Connor Diemand-Yauman ’10, a member of the Nassoons who went on multiple tours, said, “I’m a bit annoyed that I didn’t discover Mimi’s tour company until I was a junior. Before then, I had no idea the town was so rich with history.”

Omiecinski said she realizes undergraduates have limited free time for touring, so “the market with the students I think is if they want to lose their parents for two hours when they visit, and have their parents gush about the fact that they got into Princeton.”

As the tour company attracts larger audiences, Omiecinski has hired 12 full-time tour guides. This Halloween, she anticipates sending off five fully booked tours each hour, a sharp increase from last year, when there was no demand for Halloween tours.  

In its short tenure, the Princeton Tour Company has already received high praise from national media, including The New York Times and The Washington Post.
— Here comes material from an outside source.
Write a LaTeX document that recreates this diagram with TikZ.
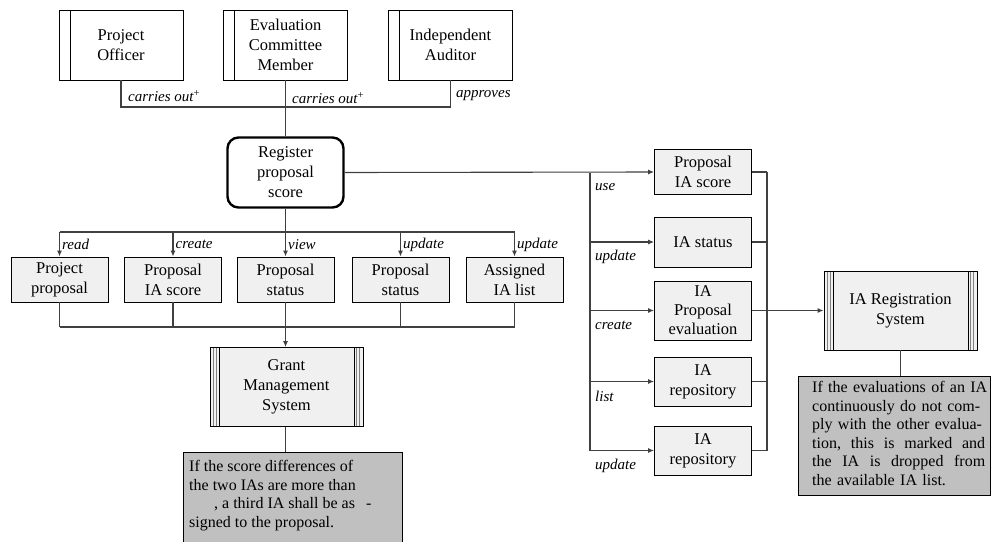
\documentclass[tikz,border=0pt]{standalone}
\usepackage{fontspec}
\setmainfont{Liberation Serif}
\usetikzlibrary{arrows.meta}

\definecolor{linegray}{HTML}{404040}
\definecolor{boxfill}{HTML}{F0F0F0}
\definecolor{notefill}{HTML}{C0C0C0}
\definecolor{strip}{HTML}{808080}

\newcommand\bxfont{\fontsize{16.5}{20}\selectfont}
\newcommand\lblfont{\fontsize{15}{17}\selectfont\itshape}
\newcommand\ntfont{\fontsize{16}{18.6}\selectfont}
% a line spread to the full width of the note
\newcommand\fullline[1]{\makebox[173pt][l]{#1}}

\begin{document}
\begin{tikzpicture}[x=1pt,y=-1pt,
  conn/.style={draw=linegray, line width=1.1pt},
  arr/.style={conn, -{Latex[length=6pt,width=5pt]}},
  actor/.style={draw=black, line width=0.9pt, fill=white, minimum width=124pt,
    minimum height=70pt, align=center, font=\bxfont, inner sep=0pt,
    path picture={\draw[line width=0.9pt]
      ([xshift=11pt]path picture bounding box.north west) --
      ([xshift=11pt]path picture bounding box.south west);}},
  process/.style={draw=black, line width=2.4pt, rounded corners=11pt, fill=white,
    minimum width=116pt, minimum height=70pt, align=center, font=\bxfont, inner sep=0pt},
  entity/.style={draw=black, line width=0.9pt, fill=boxfill, minimum width=97pt,
    minimum height=45pt, align=center, font=\bxfont, inner sep=0pt},
  system/.style={draw=black, line width=0.9pt, fill=boxfill, minimum width=153pt,
    minimum height=79pt, align=center, font=\bxfont, inner sep=0pt,
    path picture={
      \foreach \d/\c in {3.3/strip,6.6/strip,9/black}{
        \draw[line width=0.8pt,\c]
          ([xshift=\d pt]path picture bounding box.north west) --
          ([xshift=\d pt]path picture bounding box.south west);
        \draw[line width=0.8pt,\c]
          ([xshift=-\d pt]path picture bounding box.north east) --
          ([xshift=-\d pt]path picture bounding box.south east);}}},
  note/.style={draw=black, line width=0.9pt, fill=notefill, inner sep=0pt},
  notetext/.style={font=\ntfont, align=left, inner sep=0pt, anchor=north west},
  lbl/.style={font=\lblfont, inner sep=0pt, anchor=west}
]
\clip (0,0) rectangle (992,541);
\fill[white] (0,0) rectangle (992,541);

% actors
\node[actor] (po)  at (121,45)   {Project\\Officer};
\node[actor] (ecm) at (285.5,45) {Evaluation\\Committee\\Member};
\node[actor] (iau) at (450.5,45) {Independent\\Auditor};

% central process
\node[process] (reg) at (285.5,172.5) {Register\\proposal\\score};

% data used by the process (left row)
\node[entity] (pp)  at (59.5,279.5)  {Project\\proposal};
\node[entity] (pis) at (173,279.5)   {Proposal\\IA score};
\node[entity] (ps1) at (285.5,279.5) {Proposal\\status};
\node[entity] (ps2) at (400.5,279.5) {Proposal\\status};
\node[entity] (ail) at (514.5,279.5) {Assigned\\IA list};

% grant management system and its note
\node[system] (gms) at (286.5,387) {Grant\\Management\\System};
\node[note, minimum width=219pt, minimum height=100pt, anchor=north] (n1) at (292.5,452) {};
\node[notetext] (n1t) at (189,460) {If the score differences of\\
  the two IAs are more than\\
  \hspace*{25pt}, a third IA shall be as\hspace{11pt}-\\
  signed to the proposal.};

% data used by the process (right column)
\node[entity] (rps) at (703,172)   {Proposal\\IA score};
\node[entity, minimum height=50pt] (rst) at (703,242) {IA status};
\node[entity, minimum height=59pt, font=\fontsize{16.5}{19}\selectfont] (rev) at (703,310.5) {IA\\Proposal\\evaluation};
\node[entity, minimum height=49pt] (rr1) at (703,381.5) {IA\\repository};
\node[entity, minimum height=49pt] (rr2) at (703,450.5) {IA\\repository};

% IA registration system and its note
\node[system] (irs) at (900.5,310.5) {IA Registration\\System};
\node[note, minimum width=192pt, minimum height=119pt] (n2) at (894,435.5) {};
\node[notetext, text width=182pt] (n2t) at (812,381) {If the evaluations of an IA\\
  continuously do not com-\\
  ply with the other evalua-\\
  \fullline{tion,\hfill this\hfill is\hfill marked\hfill and}\\
  \fullline{the\hfill IA\hfill is\hfill dropped\hfill from}\\
  the available IA list.};

% actors to process
\coordinate (trail) at (0,107);
\draw[conn] (po.south) -- (po.south |- trail) -- (iau.south |- trail) -- (iau.south);
\draw[conn] (ecm.south) -- (reg.north);
\node[lbl] (l1) at (128,96) {carries out\textsuperscript{\upshape +}};
\node[lbl] (l2) at (292,98) {carries out\textsuperscript{\upshape +}};
\node[lbl] (l3) at (456,96) {approves};

% process to left row
\coordinate (rail1) at (0,232);
\draw[conn] (reg.south) -- (reg.south |- rail1);
\draw[conn] (pp.north |- rail1) -- (ail.north |- rail1);
\foreach \n/\t in {pp/read, pis/create, ps1/view, ps2/update, ail/update}{
  \draw[arr] (\n.north |- rail1) -- (\n.north);
  \node[lbl] (lab-\n) at ([xshift=2.5pt,yshift=12pt]\n.north) {\t};
}

% left row to grant management system
\coordinate (rail2) at (0,327);
\draw[conn] (pp.south |- rail2) -- (ail.south |- rail2);
\foreach \n in {pp, pis, ps2, ail}{
  \draw[conn] (\n.south) -- (\n.south |- rail2);
}
\draw[arr] (ps1.south) -- (gms.north -| ps1.south);
\draw[conn] (gms.south -| ps1.south) -- (n1.north -| ps1.south);

% process to right column
\coordinate (spine) at (590,0);
\draw[arr] (reg.east) -- (rps.west);
\draw[conn] (reg.east -| spine) -- (rr2.west -| spine);
\foreach \n in {rst, rev, rr1, rr2}{
  \draw[arr] (\n.west -| spine) -- (\n.west);
}
\foreach \n/\t in {rps/use, rst/update, rev/create, rr1/list, rr2/update}{
  \node[lbl] (lab-\n) at ([xshift=5pt,yshift=-15pt]\n.west -| spine) {\t};
}

% right column to IA registration system
\coordinate (coll) at (767,0);
\foreach \n in {rps, rst, rr1, rr2}{
  \draw[conn] (\n.east) -- (\n.east -| coll);
}
\draw[conn] (rps.east -| coll) -- (rr2.east -| coll);
\draw[arr] (rev.east) -- (irs.west);
\draw[conn] (irs.south) -- (irs.south |- n2.north);
\end{tikzpicture}
\end{document}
TripAdvisor.com rated it the top attraction in Princeton, better than the University.  

Nadia Prodanov, who is from Bulgaria, went on a tour as a team-building activity with her employer, Innophos, a chemical supply company.

“I had been to Princeton before, but now I see it with different eyes,” she said after the tour.

In addition to running the company, Omiecinski maintains a daily blog, “Princeton WannaBe,” that is peppered with Princeton trivia. In a recent post, she wrote about how Woodrow Wilson, Class of 1879, forced Princeton students to choose between having hard liquor and cars on campus when he served as president of the University.

Several people have already offered to buy the company, but Omiecinski said she does not plan on selling. She said she enjoys the flexibility of being a small business owner and hopes to be around for a while.

“I’m not really looking to make this a huge thing. I just want to give great tours for people who want to tour Princeton ... This is what I want to do with my time,” she said.